Subverted with Richard, who is supposed to be turned into a Pragmatic Hero by his training but always Takes A Third Option, remaining (depending on your point of view) either a Heroic Archetype, either a hero with shades of type I antihero.
The heroine in Medium, Alison Dubois, uses death threats, emotional manipulation and horrible phobias to make people get caught by the police, or confess their crimes. Sometimes, she even lets murderers die when they can't get caught. She justifies it by thinking they cause a threat, but is several times seen rejoicing, which is justified again because she has many proofs of the afterlife.
Merlin from BBC's Merlin could be seen as this. Merlin poisons the innocent Morgana to save the good future he works for. Gaius encourages him on this way, and they both end up talking about how hard making difficult choices can be, but how it becomes necessary. Morgana is later characterized by her lack of planning and impulsivity, which cause her to go to great length either to make something way too extreme happen, either to prevent one of this situations realize, until the season 4 premiere, in which she accepts to do an enormous sacrifice.
Chloe Sullivan becomes this to protect Clark at one point, but she is guilt-stricken in the afterwhile.
24's Jack Bauer is a highly unconventional government agent who won't hesitate to torture his enemies to find out what he wants to know. Given that knowledge may be the only thing standing between the world as we know it and some very bad things, he falls in this category.
A renegade Commander Shepard can be quite pragmatic in Mass Effect. With a general 'I did what I had to do' philosophy as the core tenet of the playstyle, all kinds of morally questionable actions can be done.
Raiden: There's a saying I like: 'One sword keeps another in the sheath.' Sometimes, the threat of violence alone is a deterrent. Sometimes, by taking a life, others can be preserved. It's the code the samurai lived by...
The new Tomb Raider game has Lara develop into this over the course of the game. While she starts out as a Classical Anti-Hero who must simply kill in self defense merely to survive the extreme conditions around her, she gradually becomes more and more jaded and numb until she's spouting Badass Boasts that imply she's now come to revel in the carnage she reaps. She even has a standard "brushes off of an attempted What the Hell, Hero? " moment.
Although that moment came directly after a friend sacrificed himself to save her and the What the Hell, Hero? speech was used to unfairly blame Lara for his death, so she was both justified in brushing it off and not in the best frame of mind at that point.
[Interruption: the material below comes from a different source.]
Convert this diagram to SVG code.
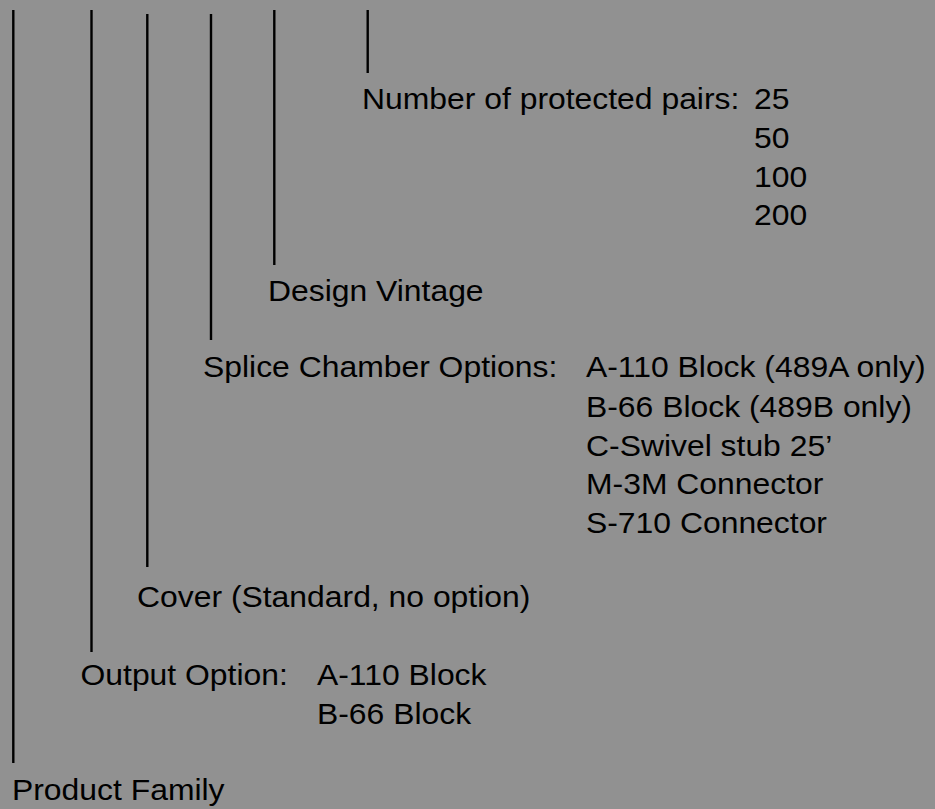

Though this is only after she finds out Jake's secret, up until that point she's an Anti-Villain.
Few of the heroes in The Dreamstone seem to really give a flying fish if the Urpneys are Trapped In Villainy, and will take any measure to stop them. This bordered Blood Knight or outright Unscrupulous Hero territory in early episodes, though later seasons made their retaliations more passive, often disinterested in attacking the Urpneys outside the means to protect the stone. They sometimes relapsed however.
Popeye holds himself to a strict moral code, but this doesn't stop him from beating people or animals to a pulp (occasionally for little to no reason, in the early shorts anyway). And a sometimes when he rescues Olive, he does so to prevent Bluto from having her rather than for her own safety.